Наконец, высшей эманацией духа в душе является всеобщая любовь – сизигия. «Любовь – сизигия» – это тотальная любовь, всеобщая, общечеловеческая. По этому поводу В. С. Соловьев писал: «Как в любви индивидуальной два различных, но равноправных и равноценных существа служат один другому не отрицательной границей, а положительным восполнением, точно так же должно быть и во всех сферах жизни собирательной; всякий социальный организм должен быть для каждого своего члена не внешнею границей его деятельности, а положительной опорой и восполнением… Если отношения индивидуальных членов общества друг к другу должны быть братские (и сыновние – по отношению к прошедшим поколениям и их социальным представителям), то связь их с целыми общественными сферами – местными, национальными и, наконец, со вселенскою – должна быть еще более внутреннею, всестороннею и значительною. Эта связь активного человеческого начала (личного) с воплощенною в социальном духовно-телесном организме всеединою идеей должна быть сизигистическим началом. Не подчиняться своей общественной сфере и не господствовать над нею, а быть с нею в любовном взаимодействии, служить для нее деятельным, оплодотворяющим началом движения и находить в ней полноту жизненных условий и возможностей – таково отношение истинной человеческой индивидуальности не только к своей ближайшей социальной среде, к своему роду, но и ко всему человечеству» [148, с. 708–799]. Он уточнял: «Я принужден ввести это новое выражение (от греч. сизигия – сочетание), не находя в существующей терминологии другого, лучшего» [148, с. 798].
Русский философ искренне верил в то, что «исторический процесс совершается в этом направлении, постепенно разрушая ложные или недостаточные формы человеческих союзов (патриархальные, деспотические, односторонне-индивидуалистические) и вместе с тем все более и более приближаясь не только к объединению всего человечества, как солидарного целого, но и к установлению истинного сизигического образа этого всечеловеческого единства» [148, с. 799]. К сожалению, объективная реальность пока не дает оснований для подобного оптимизма. Глобализация и интернационализация отнюдь не способствуют сизигийному единству и всеобщей любви. Но вот другой тезис В. С. Соловьева не может вызвать никаких возражений: «Смысл человеческой любви вообще есть оправдание и спасение индивидуальности через жертву эгоизма» [148, с. 757].

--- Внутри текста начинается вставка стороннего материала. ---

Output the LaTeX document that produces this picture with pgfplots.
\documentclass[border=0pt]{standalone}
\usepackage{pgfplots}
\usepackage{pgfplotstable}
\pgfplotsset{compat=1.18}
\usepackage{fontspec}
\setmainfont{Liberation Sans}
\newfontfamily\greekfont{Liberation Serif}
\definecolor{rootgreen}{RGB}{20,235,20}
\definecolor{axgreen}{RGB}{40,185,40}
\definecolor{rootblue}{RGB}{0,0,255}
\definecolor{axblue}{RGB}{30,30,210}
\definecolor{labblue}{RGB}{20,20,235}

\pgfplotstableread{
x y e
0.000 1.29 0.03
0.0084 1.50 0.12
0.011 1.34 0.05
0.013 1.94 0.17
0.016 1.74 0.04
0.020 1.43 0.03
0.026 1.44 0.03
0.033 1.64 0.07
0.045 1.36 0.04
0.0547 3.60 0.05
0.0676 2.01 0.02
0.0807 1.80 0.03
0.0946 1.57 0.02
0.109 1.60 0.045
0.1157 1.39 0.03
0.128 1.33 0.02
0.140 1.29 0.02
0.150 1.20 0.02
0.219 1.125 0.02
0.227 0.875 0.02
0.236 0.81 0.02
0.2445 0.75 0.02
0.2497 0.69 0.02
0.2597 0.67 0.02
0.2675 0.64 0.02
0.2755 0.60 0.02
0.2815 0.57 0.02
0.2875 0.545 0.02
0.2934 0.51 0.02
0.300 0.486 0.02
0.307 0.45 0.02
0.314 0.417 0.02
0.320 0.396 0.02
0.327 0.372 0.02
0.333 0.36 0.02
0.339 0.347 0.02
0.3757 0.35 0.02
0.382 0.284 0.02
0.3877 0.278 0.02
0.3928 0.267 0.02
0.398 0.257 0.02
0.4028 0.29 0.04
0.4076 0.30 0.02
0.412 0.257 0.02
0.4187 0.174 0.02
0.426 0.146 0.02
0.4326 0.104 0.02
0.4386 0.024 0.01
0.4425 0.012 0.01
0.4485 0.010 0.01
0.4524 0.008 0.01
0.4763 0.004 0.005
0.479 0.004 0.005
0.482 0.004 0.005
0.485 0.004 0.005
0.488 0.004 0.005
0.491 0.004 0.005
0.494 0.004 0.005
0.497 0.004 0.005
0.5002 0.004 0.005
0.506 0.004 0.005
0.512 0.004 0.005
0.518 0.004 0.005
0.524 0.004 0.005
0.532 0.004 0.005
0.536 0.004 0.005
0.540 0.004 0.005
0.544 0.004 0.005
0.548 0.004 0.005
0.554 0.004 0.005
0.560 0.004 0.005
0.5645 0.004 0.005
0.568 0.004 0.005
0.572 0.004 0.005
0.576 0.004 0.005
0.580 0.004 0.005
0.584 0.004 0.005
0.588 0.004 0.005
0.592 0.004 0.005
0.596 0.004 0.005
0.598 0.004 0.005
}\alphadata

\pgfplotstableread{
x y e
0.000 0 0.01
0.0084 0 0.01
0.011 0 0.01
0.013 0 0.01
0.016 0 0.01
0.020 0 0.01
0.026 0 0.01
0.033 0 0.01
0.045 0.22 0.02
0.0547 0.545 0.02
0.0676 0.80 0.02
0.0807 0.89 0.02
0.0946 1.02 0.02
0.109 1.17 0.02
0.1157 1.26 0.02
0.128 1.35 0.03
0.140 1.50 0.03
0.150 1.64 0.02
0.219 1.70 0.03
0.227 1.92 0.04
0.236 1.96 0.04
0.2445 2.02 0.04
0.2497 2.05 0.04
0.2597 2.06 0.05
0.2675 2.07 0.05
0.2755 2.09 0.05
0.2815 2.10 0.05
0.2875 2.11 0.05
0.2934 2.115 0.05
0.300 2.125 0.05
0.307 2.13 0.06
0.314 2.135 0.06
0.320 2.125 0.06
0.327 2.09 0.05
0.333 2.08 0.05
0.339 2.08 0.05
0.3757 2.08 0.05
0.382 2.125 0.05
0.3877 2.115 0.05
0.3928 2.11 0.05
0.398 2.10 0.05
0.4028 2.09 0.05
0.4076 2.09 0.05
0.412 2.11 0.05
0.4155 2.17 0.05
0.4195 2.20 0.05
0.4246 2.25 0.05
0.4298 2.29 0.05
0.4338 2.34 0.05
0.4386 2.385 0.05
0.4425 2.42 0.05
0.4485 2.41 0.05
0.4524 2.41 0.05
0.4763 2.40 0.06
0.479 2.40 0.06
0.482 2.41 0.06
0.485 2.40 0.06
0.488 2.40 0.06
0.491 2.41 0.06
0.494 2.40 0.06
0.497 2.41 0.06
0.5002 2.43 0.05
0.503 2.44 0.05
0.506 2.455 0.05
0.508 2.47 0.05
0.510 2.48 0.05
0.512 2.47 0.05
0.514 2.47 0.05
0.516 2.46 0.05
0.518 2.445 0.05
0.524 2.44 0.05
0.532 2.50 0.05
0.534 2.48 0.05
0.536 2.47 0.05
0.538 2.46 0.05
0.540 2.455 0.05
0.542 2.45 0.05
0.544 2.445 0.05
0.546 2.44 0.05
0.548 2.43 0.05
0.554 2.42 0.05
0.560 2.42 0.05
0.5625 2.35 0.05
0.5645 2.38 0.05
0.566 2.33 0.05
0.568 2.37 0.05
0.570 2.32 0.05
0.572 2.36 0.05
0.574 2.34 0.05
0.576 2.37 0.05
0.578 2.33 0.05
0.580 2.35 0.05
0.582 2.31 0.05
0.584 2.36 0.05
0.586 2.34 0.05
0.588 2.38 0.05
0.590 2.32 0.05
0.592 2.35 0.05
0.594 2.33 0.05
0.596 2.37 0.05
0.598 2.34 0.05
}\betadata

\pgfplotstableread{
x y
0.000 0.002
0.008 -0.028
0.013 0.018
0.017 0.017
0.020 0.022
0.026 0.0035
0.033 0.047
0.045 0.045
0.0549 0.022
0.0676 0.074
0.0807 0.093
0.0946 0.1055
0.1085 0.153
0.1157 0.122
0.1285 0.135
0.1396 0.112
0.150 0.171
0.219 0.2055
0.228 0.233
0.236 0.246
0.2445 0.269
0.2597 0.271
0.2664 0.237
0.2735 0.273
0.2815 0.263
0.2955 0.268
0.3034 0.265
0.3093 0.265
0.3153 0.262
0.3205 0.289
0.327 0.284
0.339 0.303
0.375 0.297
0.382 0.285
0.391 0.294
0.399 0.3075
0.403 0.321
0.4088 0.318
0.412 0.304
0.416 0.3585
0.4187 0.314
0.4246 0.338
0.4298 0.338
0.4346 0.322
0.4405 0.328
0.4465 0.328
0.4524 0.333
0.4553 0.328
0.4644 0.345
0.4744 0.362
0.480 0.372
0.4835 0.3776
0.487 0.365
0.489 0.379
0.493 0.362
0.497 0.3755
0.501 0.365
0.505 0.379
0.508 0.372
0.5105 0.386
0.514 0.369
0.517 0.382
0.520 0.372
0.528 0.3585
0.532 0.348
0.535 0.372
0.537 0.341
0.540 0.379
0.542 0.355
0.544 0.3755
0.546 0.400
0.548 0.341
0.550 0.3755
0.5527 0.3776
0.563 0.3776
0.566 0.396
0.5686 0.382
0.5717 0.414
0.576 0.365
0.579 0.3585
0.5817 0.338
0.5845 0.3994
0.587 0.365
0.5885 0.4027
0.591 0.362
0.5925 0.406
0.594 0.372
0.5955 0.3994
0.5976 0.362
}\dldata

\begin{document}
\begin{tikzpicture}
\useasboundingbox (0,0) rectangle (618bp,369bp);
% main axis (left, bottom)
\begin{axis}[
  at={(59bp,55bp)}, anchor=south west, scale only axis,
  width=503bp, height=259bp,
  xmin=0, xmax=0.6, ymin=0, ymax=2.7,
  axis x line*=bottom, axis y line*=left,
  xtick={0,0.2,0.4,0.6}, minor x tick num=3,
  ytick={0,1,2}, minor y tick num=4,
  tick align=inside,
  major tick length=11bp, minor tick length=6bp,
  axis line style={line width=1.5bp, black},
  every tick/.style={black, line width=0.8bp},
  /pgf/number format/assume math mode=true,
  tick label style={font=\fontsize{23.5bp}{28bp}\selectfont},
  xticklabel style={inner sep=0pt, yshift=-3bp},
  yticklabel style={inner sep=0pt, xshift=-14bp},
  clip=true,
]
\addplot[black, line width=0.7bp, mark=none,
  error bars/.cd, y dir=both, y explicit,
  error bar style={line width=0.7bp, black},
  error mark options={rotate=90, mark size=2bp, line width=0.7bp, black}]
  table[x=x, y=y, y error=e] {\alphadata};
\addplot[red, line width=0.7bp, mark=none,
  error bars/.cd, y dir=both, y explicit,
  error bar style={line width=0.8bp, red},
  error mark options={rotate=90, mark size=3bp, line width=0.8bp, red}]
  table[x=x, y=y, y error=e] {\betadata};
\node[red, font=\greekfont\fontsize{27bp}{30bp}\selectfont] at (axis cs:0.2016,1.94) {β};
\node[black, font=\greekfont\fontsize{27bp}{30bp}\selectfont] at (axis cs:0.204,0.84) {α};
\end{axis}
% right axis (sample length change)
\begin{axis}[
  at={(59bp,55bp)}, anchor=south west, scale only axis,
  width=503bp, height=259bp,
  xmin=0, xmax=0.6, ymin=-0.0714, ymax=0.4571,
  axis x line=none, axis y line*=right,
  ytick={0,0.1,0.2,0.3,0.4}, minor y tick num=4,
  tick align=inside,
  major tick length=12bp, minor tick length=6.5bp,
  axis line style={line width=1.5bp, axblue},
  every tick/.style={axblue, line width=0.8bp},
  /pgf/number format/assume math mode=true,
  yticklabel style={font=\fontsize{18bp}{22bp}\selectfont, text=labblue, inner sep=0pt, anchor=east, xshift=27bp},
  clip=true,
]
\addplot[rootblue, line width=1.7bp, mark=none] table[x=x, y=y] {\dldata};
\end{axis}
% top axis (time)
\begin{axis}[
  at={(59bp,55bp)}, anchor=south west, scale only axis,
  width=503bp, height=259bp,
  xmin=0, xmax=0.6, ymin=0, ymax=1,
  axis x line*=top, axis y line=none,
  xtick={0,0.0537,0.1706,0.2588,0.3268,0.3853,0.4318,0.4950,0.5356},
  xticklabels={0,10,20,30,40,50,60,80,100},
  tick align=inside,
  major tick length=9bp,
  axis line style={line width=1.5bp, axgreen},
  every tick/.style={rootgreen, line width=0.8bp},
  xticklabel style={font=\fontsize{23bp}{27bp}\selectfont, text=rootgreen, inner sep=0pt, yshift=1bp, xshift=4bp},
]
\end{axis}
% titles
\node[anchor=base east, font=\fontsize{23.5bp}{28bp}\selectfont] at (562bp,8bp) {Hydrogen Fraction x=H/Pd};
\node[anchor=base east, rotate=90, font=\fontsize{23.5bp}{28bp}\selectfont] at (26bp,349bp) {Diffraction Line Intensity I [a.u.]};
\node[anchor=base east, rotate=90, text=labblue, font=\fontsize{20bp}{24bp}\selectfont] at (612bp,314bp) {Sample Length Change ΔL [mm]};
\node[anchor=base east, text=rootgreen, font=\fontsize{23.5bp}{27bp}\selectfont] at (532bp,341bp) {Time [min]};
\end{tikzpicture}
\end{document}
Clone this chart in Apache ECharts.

Анализируя идеи, сформулированные В. С. Соловьевым в сочинении «Смысл любви», С. Г. Семенова справедливо пишет: «Любовь как прообраз какого-то нового типа связи существ мира существует в человечестве зачаточно, как в мире животных – разумное начало. Существующие качества любви предстают как некие задатки для восстановления в человеке идеального образа Божия, созидания… какого-то высшего единства. Осуществление смысла любви должно быть поставлено человечеству как сознательная задача, как его Дело» [143, с. 194–195].
Эта задача или «дело» состоит в духовной социализации человека. Ведь по точному выражению В. С. Соловьева, «действительно спастись, т. е. возродить и увековечить свою индивидуальную жизнь в истинной любви, единичный человек может только сообща или вместе со всеми» [148, с. 791]. Требование такого единства, жизни «со всеми и для всех» (Н. Ф. Федоров) – это требование духовной социализации, при которой личностное или индивидуальное начало не уничтожается, а обретает наиболее благоприятные условия для воспроизводства. Тем самым духовная социализация личности есть ее, личности, духовное воспроизводство на почве духовной любви, «любви – сизигии».